-- Begin RAW DATA --

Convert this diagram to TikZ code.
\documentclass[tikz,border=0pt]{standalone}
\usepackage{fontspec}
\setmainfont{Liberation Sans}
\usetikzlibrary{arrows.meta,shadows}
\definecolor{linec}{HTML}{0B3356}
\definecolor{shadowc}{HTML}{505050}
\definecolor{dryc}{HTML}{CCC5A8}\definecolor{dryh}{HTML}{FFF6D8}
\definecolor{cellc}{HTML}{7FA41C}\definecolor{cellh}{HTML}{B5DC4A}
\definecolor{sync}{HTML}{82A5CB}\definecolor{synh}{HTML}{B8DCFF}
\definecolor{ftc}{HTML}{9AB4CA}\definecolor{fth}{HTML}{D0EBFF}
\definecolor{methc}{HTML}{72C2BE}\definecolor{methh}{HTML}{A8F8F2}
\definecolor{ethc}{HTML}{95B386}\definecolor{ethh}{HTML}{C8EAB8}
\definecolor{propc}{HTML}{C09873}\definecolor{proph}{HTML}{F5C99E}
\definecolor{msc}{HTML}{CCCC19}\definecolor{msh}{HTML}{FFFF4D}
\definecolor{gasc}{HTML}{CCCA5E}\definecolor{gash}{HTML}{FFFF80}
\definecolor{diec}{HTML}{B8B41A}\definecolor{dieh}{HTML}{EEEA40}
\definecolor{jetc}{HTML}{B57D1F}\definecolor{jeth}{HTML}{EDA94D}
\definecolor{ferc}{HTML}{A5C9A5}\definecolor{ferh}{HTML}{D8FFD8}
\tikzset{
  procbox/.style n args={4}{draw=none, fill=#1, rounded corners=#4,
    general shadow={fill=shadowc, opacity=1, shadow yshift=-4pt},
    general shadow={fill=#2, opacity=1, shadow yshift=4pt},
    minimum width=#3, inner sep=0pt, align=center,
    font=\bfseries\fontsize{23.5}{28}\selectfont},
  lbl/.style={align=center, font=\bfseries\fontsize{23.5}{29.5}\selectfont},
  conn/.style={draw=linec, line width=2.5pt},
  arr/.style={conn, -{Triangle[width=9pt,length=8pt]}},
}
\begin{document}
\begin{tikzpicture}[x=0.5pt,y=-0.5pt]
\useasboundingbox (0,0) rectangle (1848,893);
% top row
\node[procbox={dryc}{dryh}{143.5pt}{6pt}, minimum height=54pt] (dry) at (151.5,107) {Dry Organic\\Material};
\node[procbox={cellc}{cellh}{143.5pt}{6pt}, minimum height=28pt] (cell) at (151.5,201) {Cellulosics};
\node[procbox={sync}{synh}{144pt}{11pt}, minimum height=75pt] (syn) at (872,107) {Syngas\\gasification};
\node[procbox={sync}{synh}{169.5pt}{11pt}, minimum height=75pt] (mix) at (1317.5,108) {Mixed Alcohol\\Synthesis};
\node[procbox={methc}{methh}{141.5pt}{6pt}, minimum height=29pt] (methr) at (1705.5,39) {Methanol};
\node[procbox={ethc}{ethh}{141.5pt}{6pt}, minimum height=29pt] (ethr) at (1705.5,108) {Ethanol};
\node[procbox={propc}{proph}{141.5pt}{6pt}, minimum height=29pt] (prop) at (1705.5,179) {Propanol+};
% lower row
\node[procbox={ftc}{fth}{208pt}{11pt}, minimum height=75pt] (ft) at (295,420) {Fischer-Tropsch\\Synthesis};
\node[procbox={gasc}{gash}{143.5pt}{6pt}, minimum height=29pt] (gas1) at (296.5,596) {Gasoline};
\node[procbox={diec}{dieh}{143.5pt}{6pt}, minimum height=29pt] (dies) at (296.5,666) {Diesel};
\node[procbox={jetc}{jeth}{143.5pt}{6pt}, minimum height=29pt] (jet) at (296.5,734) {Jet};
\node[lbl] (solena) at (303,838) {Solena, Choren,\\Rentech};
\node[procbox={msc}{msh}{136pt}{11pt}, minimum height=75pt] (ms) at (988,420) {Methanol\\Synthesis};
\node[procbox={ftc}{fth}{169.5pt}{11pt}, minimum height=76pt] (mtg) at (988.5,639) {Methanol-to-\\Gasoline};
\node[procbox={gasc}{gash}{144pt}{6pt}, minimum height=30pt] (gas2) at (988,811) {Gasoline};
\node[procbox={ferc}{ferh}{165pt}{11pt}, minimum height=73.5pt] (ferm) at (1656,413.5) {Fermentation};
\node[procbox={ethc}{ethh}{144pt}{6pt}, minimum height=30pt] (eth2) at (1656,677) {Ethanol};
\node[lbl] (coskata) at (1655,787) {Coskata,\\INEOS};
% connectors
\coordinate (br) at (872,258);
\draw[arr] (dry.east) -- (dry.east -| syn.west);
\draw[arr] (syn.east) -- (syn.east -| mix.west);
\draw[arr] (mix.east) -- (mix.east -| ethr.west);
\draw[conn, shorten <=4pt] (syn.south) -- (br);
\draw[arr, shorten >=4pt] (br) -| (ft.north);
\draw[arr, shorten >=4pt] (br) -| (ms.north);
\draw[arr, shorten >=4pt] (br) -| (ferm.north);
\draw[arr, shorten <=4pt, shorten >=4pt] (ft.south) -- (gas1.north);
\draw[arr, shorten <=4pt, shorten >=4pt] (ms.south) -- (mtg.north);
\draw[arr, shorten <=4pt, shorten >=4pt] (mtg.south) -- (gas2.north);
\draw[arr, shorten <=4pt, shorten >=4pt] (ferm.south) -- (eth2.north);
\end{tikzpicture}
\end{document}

-- End RAW DATA --

## GOAL OF THE EXERCISE
Copy the data above in full, character for character.

## FULL RESPONSE
Convert this diagram to TikZ code.
\documentclass[tikz,border=0pt]{standalone}
\usepackage{fontspec}
\setmainfont{Liberation Sans}
\usetikzlibrary{arrows.meta,shadows}
\definecolor{linec}{HTML}{0B3356}
\definecolor{shadowc}{HTML}{505050}
\definecolor{dryc}{HTML}{CCC5A8}\definecolor{dryh}{HTML}{FFF6D8}
\definecolor{cellc}{HTML}{7FA41C}\definecolor{cellh}{HTML}{B5DC4A}
\definecolor{sync}{HTML}{82A5CB}\definecolor{synh}{HTML}{B8DCFF}
\definecolor{ftc}{HTML}{9AB4CA}\definecolor{fth}{HTML}{D0EBFF}
\definecolor{methc}{HTML}{72C2BE}\definecolor{methh}{HTML}{A8F8F2}
\definecolor{ethc}{HTML}{95B386}\definecolor{ethh}{HTML}{C8EAB8}
\definecolor{propc}{HTML}{C09873}\definecolor{proph}{HTML}{F5C99E}
\definecolor{msc}{HTML}{CCCC19}\definecolor{msh}{HTML}{FFFF4D}
\definecolor{gasc}{HTML}{CCCA5E}\definecolor{gash}{HTML}{FFFF80}
\definecolor{diec}{HTML}{B8B41A}\definecolor{dieh}{HTML}{EEEA40}
\definecolor{jetc}{HTML}{B57D1F}\definecolor{jeth}{HTML}{EDA94D}
\definecolor{ferc}{HTML}{A5C9A5}\definecolor{ferh}{HTML}{D8FFD8}
\tikzset{
  procbox/.style n args={4}{draw=none, fill=#1, rounded corners=#4,
    general shadow={fill=shadowc, opacity=1, shadow yshift=-4pt},
    general shadow={fill=#2, opacity=1, shadow yshift=4pt},
    minimum width=#3, inner sep=0pt, align=center,
    font=\bfseries\fontsize{23.5}{28}\selectfont},
  lbl/.style={align=center, font=\bfseries\fontsize{23.5}{29.5}\selectfont},
  conn/.style={draw=linec, line width=2.5pt},
  arr/.style={conn, -{Triangle[width=9pt,length=8pt]}},
}
\begin{document}
\begin{tikzpicture}[x=0.5pt,y=-0.5pt]
\useasboundingbox (0,0) rectangle (1848,893);
% top row
\node[procbox={dryc}{dryh}{143.5pt}{6pt}, minimum height=54pt] (dry) at (151.5,107) {Dry Organic\\Material};
\node[procbox={cellc}{cellh}{143.5pt}{6pt}, minimum height=28pt] (cell) at (151.5,201) {Cellulosics};
\node[procbox={sync}{synh}{144pt}{11pt}, minimum height=75pt] (syn) at (872,107) {Syngas\\gasification};
\node[procbox={sync}{synh}{169.5pt}{11pt}, minimum height=75pt] (mix) at (1317.5,108) {Mixed Alcohol\\Synthesis};
\node[procbox={methc}{methh}{141.5pt}{6pt}, minimum height=29pt] (methr) at (1705.5,39) {Methanol};
\node[procbox={ethc}{ethh}{141.5pt}{6pt}, minimum height=29pt] (ethr) at (1705.5,108) {Ethanol};
\node[procbox={propc}{proph}{141.5pt}{6pt}, minimum height=29pt] (prop) at (1705.5,179) {Propanol+};
% lower row
\node[procbox={ftc}{fth}{208pt}{11pt}, minimum height=75pt] (ft) at (295,420) {Fischer-Tropsch\\Synthesis};
\node[procbox={gasc}{gash}{143.5pt}{6pt}, minimum height=29pt] (gas1) at (296.5,596) {Gasoline};
\node[procbox={diec}{dieh}{143.5pt}{6pt}, minimum height=29pt] (dies) at (296.5,666) {Diesel};
\node[procbox={jetc}{jeth}{143.5pt}{6pt}, minimum height=29pt] (jet) at (296.5,734) {Jet};
\node[lbl] (solena) at (303,838) {Solena, Choren,\\Rentech};
\node[procbox={msc}{msh}{136pt}{11pt}, minimum height=75pt] (ms) at (988,420) {Methanol\\Synthesis};
\node[procbox={ftc}{fth}{169.5pt}{11pt}, minimum height=76pt] (mtg) at (988.5,639) {Methanol-to-\\Gasoline};
\node[procbox={gasc}{gash}{144pt}{6pt}, minimum height=30pt] (gas2) at (988,811) {Gasoline};
\node[procbox={ferc}{ferh}{165pt}{11pt}, minimum height=73.5pt] (ferm) at (1656,413.5) {Fermentation};
\node[procbox={ethc}{ethh}{144pt}{6pt}, minimum height=30pt] (eth2) at (1656,677) {Ethanol};
\node[lbl] (coskata) at (1655,787) {Coskata,\\INEOS};
% connectors
\coordinate (br) at (872,258);
\draw[arr] (dry.east) -- (dry.east -| syn.west);
\draw[arr] (syn.east) -- (syn.east -| mix.west);
\draw[arr] (mix.east) -- (mix.east -| ethr.west);
\draw[conn, shorten <=4pt] (syn.south) -- (br);
\draw[arr, shorten >=4pt] (br) -| (ft.north);
\draw[arr, shorten >=4pt] (br) -| (ms.north);
\draw[arr, shorten >=4pt] (br) -| (ferm.north);
\draw[arr, shorten <=4pt, shorten >=4pt] (ft.south) -- (gas1.north);
\draw[arr, shorten <=4pt, shorten >=4pt] (ms.south) -- (mtg.north);
\draw[arr, shorten <=4pt, shorten >=4pt] (mtg.south) -- (gas2.north);
\draw[arr, shorten <=4pt, shorten >=4pt] (ferm.south) -- (eth2.north);
\end{tikzpicture}
\end{document}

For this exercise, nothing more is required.